In the first model (Figure 3a), a meiotic or post-meiotic event generated a deletion on the maternally inherited chromosome 22. During replication, one deleted chromatid repaired itself through break-induced replication22, 23 using one of the paternal chromatids as a template, generating a gene conversion during the process. This event resulted in the 55% Pat UPD+gene conversion lineage. The remaining replicated deleted maternal allele, still containing an unprotected chromosome end, lost several kilobases because of exonucleolytic activity. The secondary structure produced by the AT-rich repeat probably protected the chromosome from further degradation and facilitated stabilization by telomere healing. This is why the deletion break point of the maternal deleted chromosome 22 is located in the middle of a 1.3 kb AT-rich repeat.

Figure 3
figure 3

Mechanisms explaining the origin of the rearrangement in Case 1. (a) Rearrangement from a zygote containing a deleted maternal chromosome 22. After replication, one deleted replicated maternal allele recaptures the missing terminal portion of chromosome 22 from a paternal chromatid through BIR. During this maternal–paternal allele interaction, the paternal allele undergoes gene conversion. The products of this process form the 55% Pat UPD+gene conversion lineage. The other replicated deleted maternal allele loses several kilobases because of exonucleolytic activity (not shown), then is stabilized by telomere healing and forms the 45% deleted lineage. (b) Postzygotic rearrangement from a trisomic zygote. Multiple recombination involving two paternal and one maternal chromosomes 22 simultaneously generates gene conversion, isodisomy, and deletion. Paternal segmental UPD and gene conversion segregate in one cell line, deletion in another. We did not observe any cells with maternal segmental UPD. Paternal chromosome 22 is represented by a black-filled bar, maternal 22 by an empty bar.

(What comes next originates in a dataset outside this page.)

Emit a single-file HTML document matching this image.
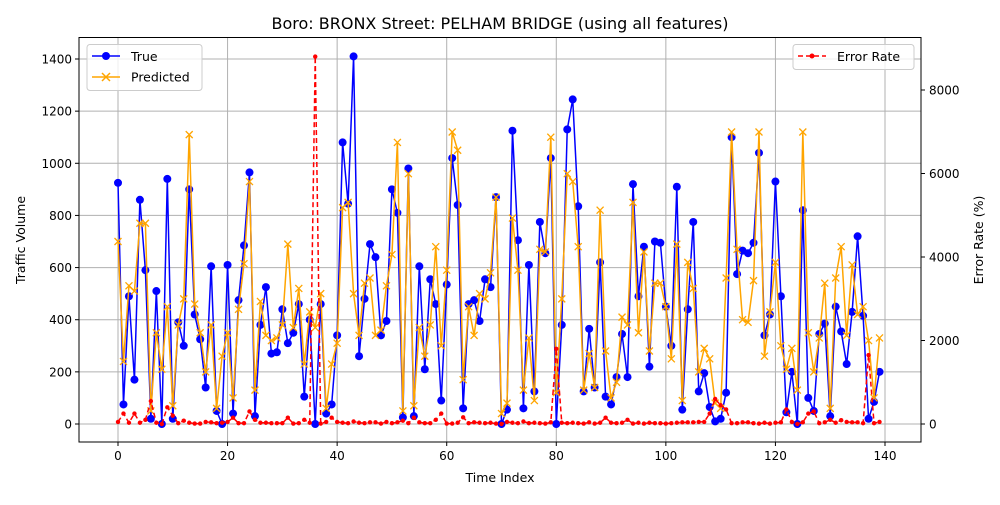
<!DOCTYPE html>
<html><head><meta charset="utf-8"><style>
body{margin:0;background:#fff}
svg{font-family:"DejaVu Sans","Liberation Sans",sans-serif}
</style></head><body>
<svg id="chart" width="1000" height="500" viewBox="0 0 1000 500" xmlns="http://www.w3.org/2000/svg">
<rect width="1000" height="500" fill="#fff"/>
<text x="500" y="29" font-size="16" text-anchor="middle">Boro: BRONX Street: PELHAM BRIDGE (using all features)</text>
<g id="grid"></g>
<g id="axes"></g>
<g id="series"></g>
<rect x="79" y="37.5" width="842" height="404.5" fill="none" stroke="#000" stroke-width="1"/>
<text x="500" y="482" font-size="12.5" text-anchor="middle">Time Index</text>
<text transform="translate(25,240) rotate(-90)" font-size="12.5" text-anchor="middle">Traffic Volume</text>
<text transform="translate(983,240) rotate(-90)" font-size="12.5" text-anchor="middle">Error Rate (%)</text>
<g>
<rect x="87" y="44.5" width="115" height="46" fill="#fff" fill-opacity="0.8" stroke="#ccc" rx="3"/>
<line x1="92" y1="56" x2="120" y2="56" stroke="#0000ff" stroke-width="1.5"/><circle cx="106" cy="56" r="4" fill="#0000ff"/>
<text x="131" y="61" font-size="12.5">True</text>
<line x1="92" y1="77" x2="120" y2="77" stroke="#ffa500" stroke-width="1.5"/>
<path d="M102,73 L110,81 M102,81 L110,73" stroke="#ffa500" stroke-width="1.5"/>
<text x="131" y="81.5" font-size="12.5">Predicted</text>
</g>
<g>
<rect x="793" y="44.5" width="121" height="25" fill="#fff" fill-opacity="0.8" stroke="#ccc" rx="3"/>
<line x1="798" y1="56" x2="826" y2="56" stroke="#ff0000" stroke-width="1.5" stroke-dasharray="5,3"/><circle cx="812" cy="56" r="2.5" fill="#ff0000"/>
<text x="837" y="61" font-size="12.5">Error Rate</text>
</g>
</svg>
<script>
const trueVals=[925,75,490,170,860,590,20,510,0,940,20,390,300,900,420,325,140,605,50,0,610,40,475,685,965,30,380,525,270,275,440,310,350,460,105,400,0,460,40,75,340,1080,845,1410,260,480,690,640,340,395,900,810,25,980,30,605,210,555,460,90,535,1020,840,60,460,475,395,555,525,870,0,55,1125,705,60,610,125,775,655,1020,0,380,1130,1245,835,125,365,140,620,105,75,180,345,180,920,490,680,220,700,695,450,300,910,55,440,775,125,195,65,10,20,120,1100,575,665,655,695,1040,340,420,930,490,45,200,0,820,100,50,345,385,30,450,355,230,430,720,415,20,85,200];
const predVals=[700,240,530,510,770,770,50,350,210,450,70,380,480,1110,460,350,200,380,60,260,350,100,440,615,930,130,470,340,320,330,380,690,370,520,230,430,370,500,60,230,310,830,850,500,340,540,560,340,360,530,650,1080,50,960,70,370,260,380,680,300,590,1120,1050,170,450,340,500,480,580,870,40,80,790,590,130,330,90,670,660,1100,120,480,960,930,680,130,270,140,820,280,100,160,410,380,850,350,660,280,540,540,450,250,690,90,620,520,200,290,250,80,60,560,1120,670,400,390,550,1120,260,430,620,300,210,290,130,1120,350,200,330,540,60,560,680,340,610,420,450,320,100,330];
const errVals=[50,250,30,250,30,100,550,30,0,400,200,20,80,30,10,10,50,40,20,30,50,150,20,20,300,100,30,30,20,20,20,150,10,20,100,30,8800,10,50,150,50,30,20,60,30,20,40,40,10,50,20,40,80,20,150,40,20,20,100,250,10,10,30,160,20,40,30,20,30,10,0,50,30,20,60,20,30,20,10,40,1800,30,20,30,20,10,40,10,30,150,30,20,30,100,10,30,10,30,20,20,10,20,30,40,40,40,50,50,250,600,450,350,20,20,40,40,20,10,30,10,30,40,350,50,0,40,250,300,20,40,100,30,90,50,40,40,20,1650,20,50];
const xTicks=[0,20,40,60,80,100,120,140];
const yTicks=[0,200,400,600,800,1000,1200,1400];
const y2Ticks=[0,2000,4000,6000,8000];
const NS="http://www.w3.org/2000/svg";
const X=v=>118+v*(767/140);
const Y=v=>424-v*(365/1400);
const Y2=v=>424-v*(334/8000);
function mk(tag,attrs,parent){const e=document.createElementNS(NS,tag);for(const k in attrs)e.setAttribute(k,attrs[k]);parent.appendChild(e);return e;}
const grid=document.getElementById('grid'),axes=document.getElementById('axes'),ser=document.getElementById('series');
xTicks.forEach(t=>{const x=X(t);
 const g=mk('line',{x1:x,x2:x,y1:37.5,y2:442,stroke:'#b0b0b0','stroke-width':1},grid);
 
 
 mk('line',{x1:x,x2:x,y1:442,y2:446,stroke:'#000'},axes);
 const l=mk('text',{x:x,y:460,'font-size':12,'text-anchor':'middle'},axes);l.textContent=t;
 
 });
yTicks.forEach(t=>{const y=Y(t);
 const g=mk('line',{x1:79,x2:921,y1:y,y2:y,stroke:'#b0b0b0','stroke-width':1},grid);
 
 
 mk('line',{x1:75,x2:79,y1:y,y2:y,stroke:'#000'},axes);
 const l=mk('text',{x:72,y:y+4.5,'font-size':12,'text-anchor':'end'},axes);l.textContent=t;
 
 });
y2Ticks.forEach(t=>{const y=Y2(t);
 mk('line',{x1:921,x2:925,y1:y,y2:y,stroke:'#000'},axes);
 const l=mk('text',{x:929,y:y+4.5,'font-size':12},axes);l.textContent=t;
 
 });
function pts(arr,fy){return arr.map((v,i)=>X(i).toFixed(2)+','+fy(v).toFixed(2)).join(' ');}
const lt=mk('polyline',{points:pts(trueVals,Y),fill:'none',stroke:'#0000ff','stroke-width':1.5},ser);


trueVals.forEach((v,i)=>{const c=mk('circle',{cx:X(i),cy:Y(v),r:4,fill:'#0000ff'},ser);
 
 });
const lp=mk('polyline',{points:pts(predVals,Y),fill:'none',stroke:'#ffa500','stroke-width':1.5},ser);


predVals.forEach((v,i)=>{const x=X(i),y=Y(v);
 const p=mk('path',{d:`M${x-3.5},${y-3.5}L${x+3.5},${y+3.5}M${x-3.5},${y+3.5}L${x+3.5},${y-3.5}`,stroke:'#ffa500','stroke-width':1.3},ser);
 
 });
const le=mk('polyline',{points:pts(errVals,Y2),fill:'none',stroke:'#ff0000','stroke-width':1.5,'stroke-dasharray':'5,3'},ser);


errVals.forEach((v,i)=>{const c=mk('circle',{cx:X(i),cy:Y2(v),r:2.2,fill:'#ff0000'},ser);
 
 });
</script>
</body></html>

In the second model (Figure 3b), based on FISH data showing the presence of one cell with three copies of non-deleted chromosome 22, the rearrangement occurred in a trisomic zygote with two paternal 22q and one maternal 22q chromosomes. A multiple recombination event involving all three chromosomes caused gene conversion, segmental UPD, and deletion; the deleted chromosome then lost several kilobases before being stabilized by the addition of telomeric sequences.

In Case 2, the presence of a normal cell line is, most likely, consistent with a postzygotic event, requiring a single hit to explain both the deletion and the mosaicism (Supplementary Figure 4).

A break during DNA replication in the zygote would generate a deleted chromatid, immediately stabilized by telomere healing. Segregation gave rise to a cell line with normal karyotype and another with 22q13 deletion.

In conclusion, we have described two patients with mosaic (45–75%) terminal 22q13 deletions, one of whom additionally carries a mosaic 22q13 segmental UPD (Case 1).

Keeping in mind that both cases showed the same 22q13 deletion size:

  1. 1)

    the clinical phenotype, much more severe in case 2 than in case 1, should depend entirely on the presence of the mosaic 22q13 deletion; mosaic segmental UPD22 probably does not have relevant clinical impact.

  2. 2)

    the complex mosaicism in Case 1 originated from a postzygotic or early embryonic recombination event causing a gene conversion event leading to the formation of segmental UPD and terminal deletion, both retained in mosaic in the fetus. Mosaicism in Case 2 was also probably due to a postzygotic event.